Before this latest hiring practice, department applicants were required to have some form of a college education. Now, that requirement is completely out the window. But shockingly, Dallas isn’t the first city to implement this rule.
In other places like New York City, departments continue to struggle meeting the demand for officers. “I am not going to sugarcoat the real recruitment issues we are facing,” NYPD Commissioner Jessica Tisch said according to NYC PBA. “In the recent past, NYPD recruits used to wait for years to get the call to go the [police] academy. Now we are practically begging people to take the exam.”
Younger officers are resigning more rapidly, and older ones are retiring. The reasons why? Many have to do with the growing mistrust Americans– especially Black and brown Americans– have because of police brutality concerns, discrimination and other major scandals. In 2024, a Gallup study found only 51 percent of Americans trust police.

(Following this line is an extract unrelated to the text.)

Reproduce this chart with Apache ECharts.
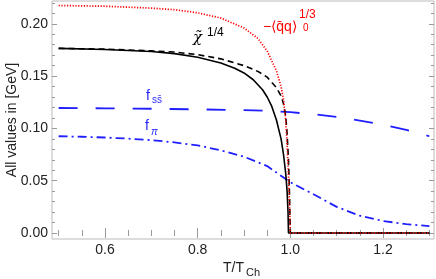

Interestingly, researchers found that college-educated officers use less force, write better reports, and have fewer complaints, USA Today reported. On the flip side, other experts claim lowering education requirements make the force more accessible to everyday citizens.
In the end, many advocates of Dallas’ new practice say the best officers are born from experience on the job. “Experience is also something that matters in police behavior and their attitudes,” a professor of criminal justice at the University of Central Florida told USA Today. “And we find that the same way that college-educated people might use less force, more experienced people use less force because they find alternate ways to handle situations.”